■ Extracted material ■
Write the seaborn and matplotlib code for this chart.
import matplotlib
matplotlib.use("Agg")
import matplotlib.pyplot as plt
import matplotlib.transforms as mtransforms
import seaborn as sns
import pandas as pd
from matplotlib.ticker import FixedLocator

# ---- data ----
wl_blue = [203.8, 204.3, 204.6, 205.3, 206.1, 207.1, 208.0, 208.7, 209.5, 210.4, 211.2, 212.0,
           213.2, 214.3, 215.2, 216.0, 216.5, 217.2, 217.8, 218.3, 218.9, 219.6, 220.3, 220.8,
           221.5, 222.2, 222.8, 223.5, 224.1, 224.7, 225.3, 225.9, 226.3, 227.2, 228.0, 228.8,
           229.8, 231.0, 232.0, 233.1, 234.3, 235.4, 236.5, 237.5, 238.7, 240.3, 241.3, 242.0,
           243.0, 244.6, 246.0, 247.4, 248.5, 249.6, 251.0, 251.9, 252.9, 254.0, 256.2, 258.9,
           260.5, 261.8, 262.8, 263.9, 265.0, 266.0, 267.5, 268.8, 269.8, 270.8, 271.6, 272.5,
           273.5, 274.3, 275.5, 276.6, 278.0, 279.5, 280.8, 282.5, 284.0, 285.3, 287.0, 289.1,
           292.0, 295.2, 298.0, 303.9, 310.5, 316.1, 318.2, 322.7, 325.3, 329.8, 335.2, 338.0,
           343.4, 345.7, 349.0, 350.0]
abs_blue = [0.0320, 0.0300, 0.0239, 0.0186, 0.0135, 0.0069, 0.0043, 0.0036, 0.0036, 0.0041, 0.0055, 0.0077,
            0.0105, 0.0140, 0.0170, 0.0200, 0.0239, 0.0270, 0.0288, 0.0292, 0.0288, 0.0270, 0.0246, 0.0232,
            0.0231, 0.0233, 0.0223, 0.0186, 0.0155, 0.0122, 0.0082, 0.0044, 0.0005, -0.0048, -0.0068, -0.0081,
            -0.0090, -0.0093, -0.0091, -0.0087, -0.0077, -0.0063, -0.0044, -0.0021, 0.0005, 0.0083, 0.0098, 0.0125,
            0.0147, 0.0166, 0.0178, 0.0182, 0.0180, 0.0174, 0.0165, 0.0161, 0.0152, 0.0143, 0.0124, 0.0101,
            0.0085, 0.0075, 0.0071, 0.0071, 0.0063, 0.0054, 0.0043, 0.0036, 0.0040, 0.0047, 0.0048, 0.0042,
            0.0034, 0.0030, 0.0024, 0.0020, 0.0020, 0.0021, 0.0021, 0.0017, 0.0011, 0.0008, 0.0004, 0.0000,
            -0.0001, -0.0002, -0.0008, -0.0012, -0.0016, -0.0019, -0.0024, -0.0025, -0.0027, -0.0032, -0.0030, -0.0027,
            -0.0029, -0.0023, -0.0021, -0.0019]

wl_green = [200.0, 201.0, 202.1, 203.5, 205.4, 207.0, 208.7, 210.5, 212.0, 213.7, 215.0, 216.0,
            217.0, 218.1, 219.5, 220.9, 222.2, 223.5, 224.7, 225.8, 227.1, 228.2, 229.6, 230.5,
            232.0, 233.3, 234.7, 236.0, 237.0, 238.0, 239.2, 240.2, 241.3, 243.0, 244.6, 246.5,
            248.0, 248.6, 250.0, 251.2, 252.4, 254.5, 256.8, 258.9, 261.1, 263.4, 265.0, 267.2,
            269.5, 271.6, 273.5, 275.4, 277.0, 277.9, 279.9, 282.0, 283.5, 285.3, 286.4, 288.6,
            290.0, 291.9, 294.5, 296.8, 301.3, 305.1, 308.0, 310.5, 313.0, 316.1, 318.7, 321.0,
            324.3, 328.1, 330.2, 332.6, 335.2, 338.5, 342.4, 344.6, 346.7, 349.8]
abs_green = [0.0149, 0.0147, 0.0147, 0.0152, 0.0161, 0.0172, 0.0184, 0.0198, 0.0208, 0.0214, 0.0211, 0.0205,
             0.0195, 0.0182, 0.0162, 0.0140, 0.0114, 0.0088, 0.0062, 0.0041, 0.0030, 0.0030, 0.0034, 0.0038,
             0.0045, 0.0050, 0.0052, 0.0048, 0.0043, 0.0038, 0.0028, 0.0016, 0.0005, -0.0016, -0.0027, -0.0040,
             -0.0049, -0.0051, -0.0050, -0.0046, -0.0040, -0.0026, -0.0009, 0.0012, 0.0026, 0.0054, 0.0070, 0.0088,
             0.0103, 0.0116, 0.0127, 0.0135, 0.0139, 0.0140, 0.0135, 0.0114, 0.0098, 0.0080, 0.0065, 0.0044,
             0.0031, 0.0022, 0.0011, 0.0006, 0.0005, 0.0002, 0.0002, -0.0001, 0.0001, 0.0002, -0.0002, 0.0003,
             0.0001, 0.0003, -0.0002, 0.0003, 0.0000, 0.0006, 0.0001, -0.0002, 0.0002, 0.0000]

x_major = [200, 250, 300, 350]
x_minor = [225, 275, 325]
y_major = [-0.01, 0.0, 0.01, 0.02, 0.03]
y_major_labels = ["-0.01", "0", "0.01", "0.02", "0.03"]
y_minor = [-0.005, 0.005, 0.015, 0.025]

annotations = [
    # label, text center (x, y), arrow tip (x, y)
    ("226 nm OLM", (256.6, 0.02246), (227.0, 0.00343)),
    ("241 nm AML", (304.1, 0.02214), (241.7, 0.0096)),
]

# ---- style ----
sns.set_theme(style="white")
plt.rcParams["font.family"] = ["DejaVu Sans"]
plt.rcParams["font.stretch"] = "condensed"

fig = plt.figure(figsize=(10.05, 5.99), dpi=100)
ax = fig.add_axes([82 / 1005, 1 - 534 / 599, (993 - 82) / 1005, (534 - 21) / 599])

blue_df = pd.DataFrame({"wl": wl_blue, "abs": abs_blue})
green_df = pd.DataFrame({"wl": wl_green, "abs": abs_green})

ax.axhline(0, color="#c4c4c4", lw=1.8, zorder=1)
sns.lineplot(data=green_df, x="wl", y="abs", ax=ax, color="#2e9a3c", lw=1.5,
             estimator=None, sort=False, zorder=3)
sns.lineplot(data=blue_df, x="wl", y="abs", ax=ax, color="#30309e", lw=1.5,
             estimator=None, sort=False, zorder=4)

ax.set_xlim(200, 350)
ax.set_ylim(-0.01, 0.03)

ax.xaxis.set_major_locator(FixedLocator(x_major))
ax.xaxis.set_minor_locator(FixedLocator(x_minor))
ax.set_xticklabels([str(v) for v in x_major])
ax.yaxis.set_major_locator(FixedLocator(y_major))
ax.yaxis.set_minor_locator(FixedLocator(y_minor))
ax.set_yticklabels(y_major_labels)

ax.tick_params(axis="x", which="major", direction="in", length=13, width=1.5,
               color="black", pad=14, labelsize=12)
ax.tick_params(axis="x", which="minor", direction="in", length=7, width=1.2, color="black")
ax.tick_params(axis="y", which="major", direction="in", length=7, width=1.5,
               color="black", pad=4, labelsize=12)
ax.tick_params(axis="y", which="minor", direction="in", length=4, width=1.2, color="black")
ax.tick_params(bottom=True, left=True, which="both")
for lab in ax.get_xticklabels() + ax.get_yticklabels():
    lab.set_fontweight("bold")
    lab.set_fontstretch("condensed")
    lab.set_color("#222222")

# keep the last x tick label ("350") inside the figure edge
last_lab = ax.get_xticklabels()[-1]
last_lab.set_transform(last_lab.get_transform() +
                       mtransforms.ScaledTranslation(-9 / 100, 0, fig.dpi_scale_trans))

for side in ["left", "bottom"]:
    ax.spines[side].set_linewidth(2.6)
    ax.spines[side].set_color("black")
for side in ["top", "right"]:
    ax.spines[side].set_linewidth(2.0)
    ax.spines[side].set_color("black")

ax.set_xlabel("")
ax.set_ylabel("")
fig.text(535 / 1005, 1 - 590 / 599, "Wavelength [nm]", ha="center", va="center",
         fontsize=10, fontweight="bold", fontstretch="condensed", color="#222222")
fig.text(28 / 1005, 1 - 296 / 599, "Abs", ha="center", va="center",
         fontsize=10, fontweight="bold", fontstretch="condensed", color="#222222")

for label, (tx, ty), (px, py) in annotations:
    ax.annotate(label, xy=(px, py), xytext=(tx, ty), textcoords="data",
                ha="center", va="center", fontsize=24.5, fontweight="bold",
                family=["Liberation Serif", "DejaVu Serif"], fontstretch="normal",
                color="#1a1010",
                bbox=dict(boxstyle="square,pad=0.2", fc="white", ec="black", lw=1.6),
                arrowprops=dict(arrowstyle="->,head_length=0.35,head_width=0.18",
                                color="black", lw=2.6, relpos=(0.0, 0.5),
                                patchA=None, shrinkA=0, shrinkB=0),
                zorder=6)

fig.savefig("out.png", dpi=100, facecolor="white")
* * *
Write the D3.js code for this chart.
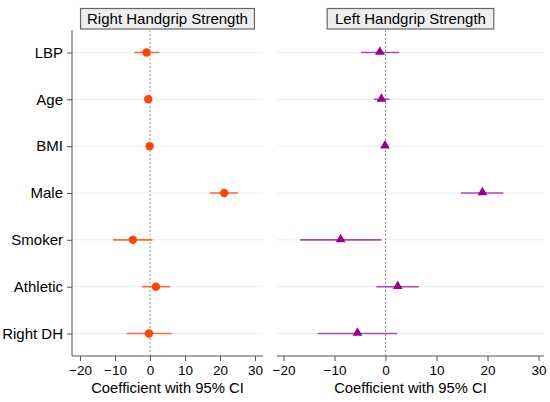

■ Problem to solve ■
Search the entries for the word "Write" and pick out every line that holds it.

■ Result of the exercise ■
Write the seaborn and matplotlib code for this chart.
Write the D3.js code for this chart.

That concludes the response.